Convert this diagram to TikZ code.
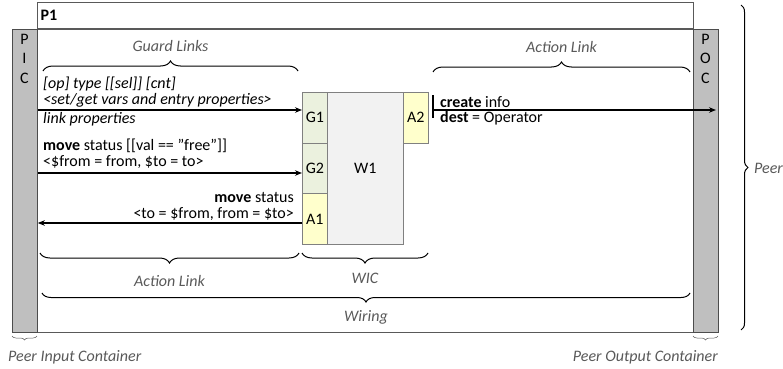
\documentclass[tikz,border=0pt]{standalone}
\usepackage{fontspec}
\setmainfont{Carlito}
\usetikzlibrary{decorations.pathreplacing,arrows.meta}
\definecolor{gtext}{HTML}{595959}
\definecolor{contfill}{HTML}{BFBFBF}
\definecolor{gfill}{HTML}{EBF1DE}
\definecolor{afill}{HTML}{FFFFCC}
\definecolor{wfill}{HTML}{F2F2F2}
\begin{document}
\begin{tikzpicture}[x=1pt,y=1pt,
  font=\fontsize{16}{19}\selectfont,
  frame/.style={draw=black!65, line width=0.8pt, inner sep=0pt, minimum width=656pt},
  cont/.style={draw=black!70, fill=contfill, line width=0.8pt, inner sep=0pt, minimum width=25pt, minimum height=303pt, anchor=north west},
  cell/.style={draw=black!50, line width=0.8pt, inner sep=0pt, minimum width=25pt, minimum height=50.7pt, anchor=north west},
  gbox/.style={cell, fill=gfill},
  abox/.style={cell, fill=afill},
  lbl/.style={inner sep=0pt},
  note/.style={inner sep=0pt, text=gtext, font=\fontsize{16}{19}\selectfont\itshape},
  arr/.style={-{Stealth[length=7pt,width=5.5pt]}, line width=1.2pt},
  brc/.style={decorate, decoration={brace, amplitude=#1}, line width=1pt},
  brc/.default=10pt
]
\useasboundingbox (0,0) rectangle (783,368);

% frames
\node[frame, minimum height=26pt, anchor=south west] (P1) at (37,339) {};
\node[lbl, anchor=west, font=\fontsize{16}{19}\selectfont\bfseries] (P1lbl) at (40.5,353) {P1};
\node[frame, minimum height=303pt, anchor=north west] (body) at (37,339) {};
\node[cont] (PIC) at (12,339) {};
\node[cont] (POC) at (693,339) {};
\node[lbl] (picP) at (24.5,329) {P};
\node[lbl] (picI) at (24.5,309.5) {I};
\node[lbl] (picC) at (24.5,290) {C};
\node[lbl] (pocP) at (705.5,329) {P};
\node[lbl] (pocO) at (705.5,309.5) {O};
\node[lbl] (pocC) at (705.5,290) {C};

% wiring components
\node[draw=black!50, fill=wfill, line width=0.8pt, inner sep=0pt, minimum width=76pt, minimum height=152pt, anchor=north west] (W1) at (327,276) {W1};
\node[gbox] (G1) at (302,276) {G1};
\node[gbox] (G2) at (302,225.3) {G2};
\node[abox] (A1) at (302,174.6) {A1};
\node[abox] (A2) at (403,276) {A2};

% links
\coordinate (y1) at (0,258);
\coordinate (y2) at (0,195);
\coordinate (y3) at (0,145);
\draw[arr] (PIC.east |- y1) -- (G1.west |- y1);
\draw[arr] (PIC.east |- y2) -- (G2.west |- y2);
\draw[arr] (A1.west |- y3) -- (PIC.east |- y3);
\coordinate (a2s) at (433,258);
\coordinate (a2e) at (716,258);
\coordinate (tickt) at (433,273);
\coordinate (tickb) at (433,250);
\draw[line width=1.2pt] (tickt) -- (tickb);
\draw[arr] (a2s) -- (a2e);

% link labels
\node[lbl, anchor=west, font=\fontsize{16}{19}\selectfont\itshape] (t1) at (43,284) {[op] type [[sel]] [cnt]};
\node[lbl, anchor=west, font=\fontsize{16}{19}\selectfont\itshape] (t2) at (43,268) {<set/get vars and entry properties>};
\node[lbl, anchor=west, font=\fontsize{16}{19}\selectfont\itshape] (t3) at (43,249) {link properties};
\node[lbl, anchor=west] (t4) at (43,222) {\textbf{move} status [[val == "free"]]};
\node[lbl, anchor=west] (t5) at (43,206) {<\$from = from, \$to = to>};
\node[lbl, anchor=east] (t6) at (294,171) {\textbf{move} status};
\node[lbl, anchor=east] (t7) at (294,154) {<to = \$from, from = \$to>};
\node[lbl, anchor=west] (t8) at (440,266) {\textbf{create} info};
\node[lbl, anchor=west] (t9) at (440,250) {\textbf{dest} = Operator};

% braces
\coordinate (gl1) at (43,297); \coordinate (gl2) at (298,297);
\draw[brc] (gl1) -- (gl2);
\node[note] (gl) at (170.5,322) {Guard Links};
\coordinate (al1) at (433,296); \coordinate (al2) at (690,296);
\draw[brc] (al1) -- (al2);
\node[note] (al) at (561.5,321) {Action Link};
\coordinate (bl1) at (40,115); \coordinate (bl2) at (299,115);
\draw[brc] (bl2) -- (bl1);
\node[note] (bl) at (169.5,87) {Action Link};
\coordinate (wc1) at (302,115); \coordinate (wc2) at (428,115);
\draw[brc] (wc2) -- (wc1);
\node[note] (wic) at (365,90) {WIC};
\coordinate (wr1) at (42,75); \coordinate (wr2) at (690,75);
\draw[brc=9pt] (wr2) -- (wr1);
\node[note] (wiring) at (366,51) {Wiring};
\coordinate (pi1) at (12,32); \coordinate (pi2) at (37,32);
\draw[decorate, decoration={brace, amplitude=4pt}, line width=0.5pt, draw=gtext] (pi2) -- (pi1);
\node[note, anchor=west] (pic) at (8,11) {Peer Input Container};
\coordinate (po1) at (693,32); \coordinate (po2) at (718,32);
\draw[decorate, decoration={brace, amplitude=4pt}, line width=0.5pt, draw=gtext] (po2) -- (po1);
\node[note, anchor=east] (poc) at (718,11) {Peer Output Container};
\coordinate (pe1) at (741,363); \coordinate (pe2) at (741,38);
\draw[brc=7pt] (pe1) -- (pe2);
\node[note, anchor=west] (peer) at (754,200) {Peer};
\end{tikzpicture}
\end{document}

┄┄┄┄┄┄┄┄┄┄┄┄┄┄┄┄┄┄┄┄

■ **Do this**:
Repeat the data exactly, excluding the pictures.

■ **Output**:
Convert this diagram to TikZ code.
\documentclass[tikz,border=0pt]{standalone}
\usepackage{fontspec}
\setmainfont{Carlito}
\usetikzlibrary{decorations.pathreplacing,arrows.meta}
\definecolor{gtext}{HTML}{595959}
\definecolor{contfill}{HTML}{BFBFBF}
\definecolor{gfill}{HTML}{EBF1DE}
\definecolor{afill}{HTML}{FFFFCC}
\definecolor{wfill}{HTML}{F2F2F2}
\begin{document}
\begin{tikzpicture}[x=1pt,y=1pt,
  font=\fontsize{16}{19}\selectfont,
  frame/.style={draw=black!65, line width=0.8pt, inner sep=0pt, minimum width=656pt},
  cont/.style={draw=black!70, fill=contfill, line width=0.8pt, inner sep=0pt, minimum width=25pt, minimum height=303pt, anchor=north west},
  cell/.style={draw=black!50, line width=0.8pt, inner sep=0pt, minimum width=25pt, minimum height=50.7pt, anchor=north west},
  gbox/.style={cell, fill=gfill},
  abox/.style={cell, fill=afill},
  lbl/.style={inner sep=0pt},
  note/.style={inner sep=0pt, text=gtext, font=\fontsize{16}{19}\selectfont\itshape},
  arr/.style={-{Stealth[length=7pt,width=5.5pt]}, line width=1.2pt},
  brc/.style={decorate, decoration={brace, amplitude=#1}, line width=1pt},
  brc/.default=10pt
]
\useasboundingbox (0,0) rectangle (783,368);

% frames
\node[frame, minimum height=26pt, anchor=south west] (P1) at (37,339) {};
\node[lbl, anchor=west, font=\fontsize{16}{19}\selectfont\bfseries] (P1lbl) at (40.5,353) {P1};
\node[frame, minimum height=303pt, anchor=north west] (body) at (37,339) {};
\node[cont] (PIC) at (12,339) {};
\node[cont] (POC) at (693,339) {};
\node[lbl] (picP) at (24.5,329) {P};
\node[lbl] (picI) at (24.5,309.5) {I};
\node[lbl] (picC) at (24.5,290) {C};
\node[lbl] (pocP) at (705.5,329) {P};
\node[lbl] (pocO) at (705.5,309.5) {O};
\node[lbl] (pocC) at (705.5,290) {C};

% wiring components
\node[draw=black!50, fill=wfill, line width=0.8pt, inner sep=0pt, minimum width=76pt, minimum height=152pt, anchor=north west] (W1) at (327,276) {W1};
\node[gbox] (G1) at (302,276) {G1};
\node[gbox] (G2) at (302,225.3) {G2};
\node[abox] (A1) at (302,174.6) {A1};
\node[abox] (A2) at (403,276) {A2};

% links
\coordinate (y1) at (0,258);
\coordinate (y2) at (0,195);
\coordinate (y3) at (0,145);
\draw[arr] (PIC.east |- y1) -- (G1.west |- y1);
\draw[arr] (PIC.east |- y2) -- (G2.west |- y2);
\draw[arr] (A1.west |- y3) -- (PIC.east |- y3);
\coordinate (a2s) at (433,258);
\coordinate (a2e) at (716,258);
\coordinate (tickt) at (433,273);
\coordinate (tickb) at (433,250);
\draw[line width=1.2pt] (tickt) -- (tickb);
\draw[arr] (a2s) -- (a2e);

% link labels
\node[lbl, anchor=west, font=\fontsize{16}{19}\selectfont\itshape] (t1) at (43,284) {[op] type [[sel]] [cnt]};
\node[lbl, anchor=west, font=\fontsize{16}{19}\selectfont\itshape] (t2) at (43,268) {<set/get vars and entry properties>};
\node[lbl, anchor=west, font=\fontsize{16}{19}\selectfont\itshape] (t3) at (43,249) {link properties};
\node[lbl, anchor=west] (t4) at (43,222) {\textbf{move} status [[val == "free"]]};
\node[lbl, anchor=west] (t5) at (43,206) {<\$from = from, \$to = to>};
\node[lbl, anchor=east] (t6) at (294,171) {\textbf{move} status};
\node[lbl, anchor=east] (t7) at (294,154) {<to = \$from, from = \$to>};
\node[lbl, anchor=west] (t8) at (440,266) {\textbf{create} info};
\node[lbl, anchor=west] (t9) at (440,250) {\textbf{dest} = Operator};

% braces
\coordinate (gl1) at (43,297); \coordinate (gl2) at (298,297);
\draw[brc] (gl1) -- (gl2);
\node[note] (gl) at (170.5,322) {Guard Links};
\coordinate (al1) at (433,296); \coordinate (al2) at (690,296);
\draw[brc] (al1) -- (al2);
\node[note] (al) at (561.5,321) {Action Link};
\coordinate (bl1) at (40,115); \coordinate (bl2) at (299,115);
\draw[brc] (bl2) -- (bl1);
\node[note] (bl) at (169.5,87) {Action Link};
\coordinate (wc1) at (302,115); \coordinate (wc2) at (428,115);
\draw[brc] (wc2) -- (wc1);
\node[note] (wic) at (365,90) {WIC};
\coordinate (wr1) at (42,75); \coordinate (wr2) at (690,75);
\draw[brc=9pt] (wr2) -- (wr1);
\node[note] (wiring) at (366,51) {Wiring};
\coordinate (pi1) at (12,32); \coordinate (pi2) at (37,32);
\draw[decorate, decoration={brace, amplitude=4pt}, line width=0.5pt, draw=gtext] (pi2) -- (pi1);
\node[note, anchor=west] (pic) at (8,11) {Peer Input Container};
\coordinate (po1) at (693,32); \coordinate (po2) at (718,32);
\draw[decorate, decoration={brace, amplitude=4pt}, line width=0.5pt, draw=gtext] (po2) -- (po1);
\node[note, anchor=east] (poc) at (718,11) {Peer Output Container};
\coordinate (pe1) at (741,363); \coordinate (pe2) at (741,38);
\draw[brc=7pt] (pe1) -- (pe2);
\node[note, anchor=west] (peer) at (754,200) {Peer};
\end{tikzpicture}
\end{document}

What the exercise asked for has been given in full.